How Payroll Data Interacts With Wider HR And Compliance
Payroll doesn’t live in a vacuum. It touches recruitment, benefits, performance and offboarding. Make sure your contracts and policies align with how you pay - for example, pay frequency, commission structures, deductions and overtime rules should match your Employment Contract and handbook.
If you track working time for payroll, ensure your approach complies with Working Time Regulations and any applicable collective agreements, and be clear about monitoring and privacy. If you operate in a commission-driven environment, set out the terms clearly so payroll can administer them consistently.
Do You Need A DPIA For Payroll?
A Data Protection Impact Assessment (DPIA) is recommended where processing is likely to result in high risk. Routine payroll processing will not always trigger a DPIA, but it can be sensible if you’re introducing a new system, significantly changing processing, transferring data outside the UK, or combining payroll data with monitoring tools.

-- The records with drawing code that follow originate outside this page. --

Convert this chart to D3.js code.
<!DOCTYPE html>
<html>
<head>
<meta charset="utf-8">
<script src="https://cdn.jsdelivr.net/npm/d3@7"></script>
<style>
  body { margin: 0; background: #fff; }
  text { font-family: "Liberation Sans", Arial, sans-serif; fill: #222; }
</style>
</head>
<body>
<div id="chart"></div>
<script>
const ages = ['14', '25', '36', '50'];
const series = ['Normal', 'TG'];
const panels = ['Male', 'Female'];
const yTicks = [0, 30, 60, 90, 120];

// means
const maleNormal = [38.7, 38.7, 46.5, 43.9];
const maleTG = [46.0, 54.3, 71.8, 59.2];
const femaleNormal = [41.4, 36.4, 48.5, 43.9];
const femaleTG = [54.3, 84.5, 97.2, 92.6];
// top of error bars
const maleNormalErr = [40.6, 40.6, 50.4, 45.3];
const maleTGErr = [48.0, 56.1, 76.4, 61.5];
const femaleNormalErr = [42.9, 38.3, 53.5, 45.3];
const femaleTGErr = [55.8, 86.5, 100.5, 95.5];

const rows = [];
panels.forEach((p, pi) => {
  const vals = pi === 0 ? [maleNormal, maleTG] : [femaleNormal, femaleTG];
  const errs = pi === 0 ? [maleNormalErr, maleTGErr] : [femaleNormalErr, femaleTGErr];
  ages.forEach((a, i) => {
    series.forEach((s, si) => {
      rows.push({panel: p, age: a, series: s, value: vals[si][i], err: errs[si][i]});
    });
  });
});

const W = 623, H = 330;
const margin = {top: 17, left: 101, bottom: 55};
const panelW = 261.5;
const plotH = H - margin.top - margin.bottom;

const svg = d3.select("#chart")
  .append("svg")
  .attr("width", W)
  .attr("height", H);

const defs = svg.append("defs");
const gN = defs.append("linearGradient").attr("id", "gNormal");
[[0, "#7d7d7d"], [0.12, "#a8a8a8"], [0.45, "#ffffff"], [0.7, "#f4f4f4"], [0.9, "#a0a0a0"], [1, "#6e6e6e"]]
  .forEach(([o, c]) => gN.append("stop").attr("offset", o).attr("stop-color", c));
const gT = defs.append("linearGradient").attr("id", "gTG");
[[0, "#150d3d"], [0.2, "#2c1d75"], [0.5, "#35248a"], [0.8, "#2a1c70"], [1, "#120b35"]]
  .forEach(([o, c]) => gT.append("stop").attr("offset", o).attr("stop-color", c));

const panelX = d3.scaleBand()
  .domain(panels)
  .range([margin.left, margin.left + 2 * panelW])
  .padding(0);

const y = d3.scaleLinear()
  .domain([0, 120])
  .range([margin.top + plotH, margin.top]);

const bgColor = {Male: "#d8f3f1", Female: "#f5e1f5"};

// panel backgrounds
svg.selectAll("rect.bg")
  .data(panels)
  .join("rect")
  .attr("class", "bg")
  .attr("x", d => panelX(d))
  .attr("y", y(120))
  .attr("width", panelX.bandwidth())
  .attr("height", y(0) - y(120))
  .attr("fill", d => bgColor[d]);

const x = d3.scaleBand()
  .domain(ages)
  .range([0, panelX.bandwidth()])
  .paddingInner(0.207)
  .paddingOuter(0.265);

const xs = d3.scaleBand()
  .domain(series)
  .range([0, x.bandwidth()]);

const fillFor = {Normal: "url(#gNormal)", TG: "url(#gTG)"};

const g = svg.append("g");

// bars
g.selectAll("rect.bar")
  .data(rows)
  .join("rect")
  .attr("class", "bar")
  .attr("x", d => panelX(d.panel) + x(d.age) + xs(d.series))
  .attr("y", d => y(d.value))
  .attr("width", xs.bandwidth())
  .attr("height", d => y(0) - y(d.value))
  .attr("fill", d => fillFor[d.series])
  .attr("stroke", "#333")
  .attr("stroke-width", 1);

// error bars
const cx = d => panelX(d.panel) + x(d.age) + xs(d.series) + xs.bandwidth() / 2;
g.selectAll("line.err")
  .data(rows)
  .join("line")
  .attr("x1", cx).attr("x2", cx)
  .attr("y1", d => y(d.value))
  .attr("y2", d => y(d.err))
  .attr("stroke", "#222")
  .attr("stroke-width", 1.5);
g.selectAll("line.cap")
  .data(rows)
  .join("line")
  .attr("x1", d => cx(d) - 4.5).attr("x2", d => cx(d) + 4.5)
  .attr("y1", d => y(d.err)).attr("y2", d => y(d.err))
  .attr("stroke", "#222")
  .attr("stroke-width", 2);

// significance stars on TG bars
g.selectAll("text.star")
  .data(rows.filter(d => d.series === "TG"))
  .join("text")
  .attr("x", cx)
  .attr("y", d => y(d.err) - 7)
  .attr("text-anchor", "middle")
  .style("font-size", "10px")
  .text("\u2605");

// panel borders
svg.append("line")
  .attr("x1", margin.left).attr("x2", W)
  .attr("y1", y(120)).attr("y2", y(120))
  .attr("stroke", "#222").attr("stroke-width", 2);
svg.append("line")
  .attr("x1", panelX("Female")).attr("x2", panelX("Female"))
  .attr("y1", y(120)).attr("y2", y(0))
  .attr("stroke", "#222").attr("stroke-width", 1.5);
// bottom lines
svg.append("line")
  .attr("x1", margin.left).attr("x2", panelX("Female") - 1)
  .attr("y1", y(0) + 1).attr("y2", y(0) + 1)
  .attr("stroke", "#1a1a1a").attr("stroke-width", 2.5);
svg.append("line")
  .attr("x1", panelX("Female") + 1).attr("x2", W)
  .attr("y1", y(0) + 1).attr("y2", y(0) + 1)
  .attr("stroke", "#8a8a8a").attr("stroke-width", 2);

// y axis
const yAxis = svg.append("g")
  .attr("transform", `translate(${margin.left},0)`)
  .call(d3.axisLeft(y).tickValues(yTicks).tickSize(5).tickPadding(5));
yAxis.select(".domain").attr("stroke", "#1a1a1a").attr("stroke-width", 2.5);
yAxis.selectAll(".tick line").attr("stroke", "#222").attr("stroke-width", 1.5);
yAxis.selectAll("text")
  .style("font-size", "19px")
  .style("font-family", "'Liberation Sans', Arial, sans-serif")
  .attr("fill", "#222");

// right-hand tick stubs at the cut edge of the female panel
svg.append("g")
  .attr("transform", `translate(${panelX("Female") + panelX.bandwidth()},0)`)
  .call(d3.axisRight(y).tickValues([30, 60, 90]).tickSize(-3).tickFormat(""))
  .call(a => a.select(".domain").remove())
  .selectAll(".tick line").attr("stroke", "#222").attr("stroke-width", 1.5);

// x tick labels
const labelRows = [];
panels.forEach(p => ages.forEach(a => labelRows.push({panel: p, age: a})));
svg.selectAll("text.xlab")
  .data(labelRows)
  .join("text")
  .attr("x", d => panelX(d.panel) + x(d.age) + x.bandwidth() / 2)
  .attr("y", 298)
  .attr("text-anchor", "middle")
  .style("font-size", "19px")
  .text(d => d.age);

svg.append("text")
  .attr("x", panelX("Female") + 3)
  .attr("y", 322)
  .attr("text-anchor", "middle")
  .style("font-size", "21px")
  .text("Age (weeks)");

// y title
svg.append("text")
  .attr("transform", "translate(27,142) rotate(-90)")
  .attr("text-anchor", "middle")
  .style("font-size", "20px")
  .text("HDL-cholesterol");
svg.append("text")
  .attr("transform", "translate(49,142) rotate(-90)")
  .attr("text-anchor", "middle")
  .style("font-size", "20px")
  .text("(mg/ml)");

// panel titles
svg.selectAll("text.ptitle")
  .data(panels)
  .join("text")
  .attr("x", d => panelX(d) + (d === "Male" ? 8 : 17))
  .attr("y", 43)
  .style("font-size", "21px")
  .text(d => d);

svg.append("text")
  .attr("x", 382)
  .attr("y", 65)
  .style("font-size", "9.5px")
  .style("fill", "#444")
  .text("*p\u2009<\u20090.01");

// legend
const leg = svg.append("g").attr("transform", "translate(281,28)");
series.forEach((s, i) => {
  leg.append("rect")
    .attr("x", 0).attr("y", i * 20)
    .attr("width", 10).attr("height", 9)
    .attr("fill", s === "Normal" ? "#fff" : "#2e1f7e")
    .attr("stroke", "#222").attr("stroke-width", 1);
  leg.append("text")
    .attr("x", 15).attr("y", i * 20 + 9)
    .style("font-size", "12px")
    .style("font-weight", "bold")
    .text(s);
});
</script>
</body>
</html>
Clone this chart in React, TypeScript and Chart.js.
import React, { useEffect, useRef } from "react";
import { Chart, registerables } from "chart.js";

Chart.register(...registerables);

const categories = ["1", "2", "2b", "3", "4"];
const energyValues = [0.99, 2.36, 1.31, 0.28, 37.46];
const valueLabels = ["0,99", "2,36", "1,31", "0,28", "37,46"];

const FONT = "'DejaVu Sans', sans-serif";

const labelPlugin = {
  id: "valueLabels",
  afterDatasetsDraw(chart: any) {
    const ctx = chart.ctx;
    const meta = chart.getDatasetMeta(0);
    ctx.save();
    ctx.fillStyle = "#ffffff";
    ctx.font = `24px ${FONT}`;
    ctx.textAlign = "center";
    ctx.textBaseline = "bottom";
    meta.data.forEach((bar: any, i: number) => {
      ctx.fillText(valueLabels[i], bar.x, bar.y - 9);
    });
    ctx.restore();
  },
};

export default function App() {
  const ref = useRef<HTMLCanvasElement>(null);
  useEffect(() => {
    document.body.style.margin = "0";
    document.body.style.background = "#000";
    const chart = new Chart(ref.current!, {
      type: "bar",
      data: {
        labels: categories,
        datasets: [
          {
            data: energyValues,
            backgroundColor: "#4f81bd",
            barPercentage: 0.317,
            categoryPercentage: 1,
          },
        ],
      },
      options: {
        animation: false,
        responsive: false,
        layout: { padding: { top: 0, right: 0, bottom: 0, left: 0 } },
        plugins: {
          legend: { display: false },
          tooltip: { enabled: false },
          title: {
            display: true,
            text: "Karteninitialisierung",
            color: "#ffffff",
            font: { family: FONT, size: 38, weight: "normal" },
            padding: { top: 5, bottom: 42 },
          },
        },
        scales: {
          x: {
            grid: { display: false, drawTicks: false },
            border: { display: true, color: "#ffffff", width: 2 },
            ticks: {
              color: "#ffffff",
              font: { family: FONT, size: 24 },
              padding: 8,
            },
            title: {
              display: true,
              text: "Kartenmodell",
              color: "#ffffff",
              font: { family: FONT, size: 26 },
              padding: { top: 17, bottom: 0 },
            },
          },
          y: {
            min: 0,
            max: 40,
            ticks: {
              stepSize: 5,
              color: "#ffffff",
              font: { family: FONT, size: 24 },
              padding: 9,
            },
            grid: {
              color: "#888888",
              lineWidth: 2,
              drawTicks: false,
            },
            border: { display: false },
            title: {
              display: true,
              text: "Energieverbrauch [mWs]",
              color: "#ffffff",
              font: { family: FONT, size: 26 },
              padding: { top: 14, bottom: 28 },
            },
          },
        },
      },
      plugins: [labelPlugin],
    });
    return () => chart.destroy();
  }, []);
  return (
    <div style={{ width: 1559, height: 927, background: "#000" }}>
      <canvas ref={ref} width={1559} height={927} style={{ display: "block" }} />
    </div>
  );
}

A short DPIA helps you identify risks (for example, unauthorised access, transfer risks, or over-retention) and record mitigations. It also demonstrates accountability if the ICO ever asks how you reached your decisions.
Key Takeaways
- Payroll data is high-risk personal data. Process it on a lawful basis (usually contract and legal obligation), be transparent with staff and apply strict security.
- Set clear retention periods: 3 years for PAYE records, 6 years for National Minimum Wage records, and appropriate timeframes for statutory payments and pensions.
- If you outsource to a payroll provider, carry out due diligence and put a robust Data Processing Agreement in place. Consider international transfer rules if data leaves the UK.
- Prepare for SARs with a documented process, templates and timelines, using practical guidance on SAR templates and deadlines.
- Strengthen day-one controls: choose secure tools, limit access, manage BYOD risks, train your team and keep a Data Breach Response Plan ready.
- Align your payroll processes with your employment documentation and internal policies so what you pay matches what you’ve promised on paper.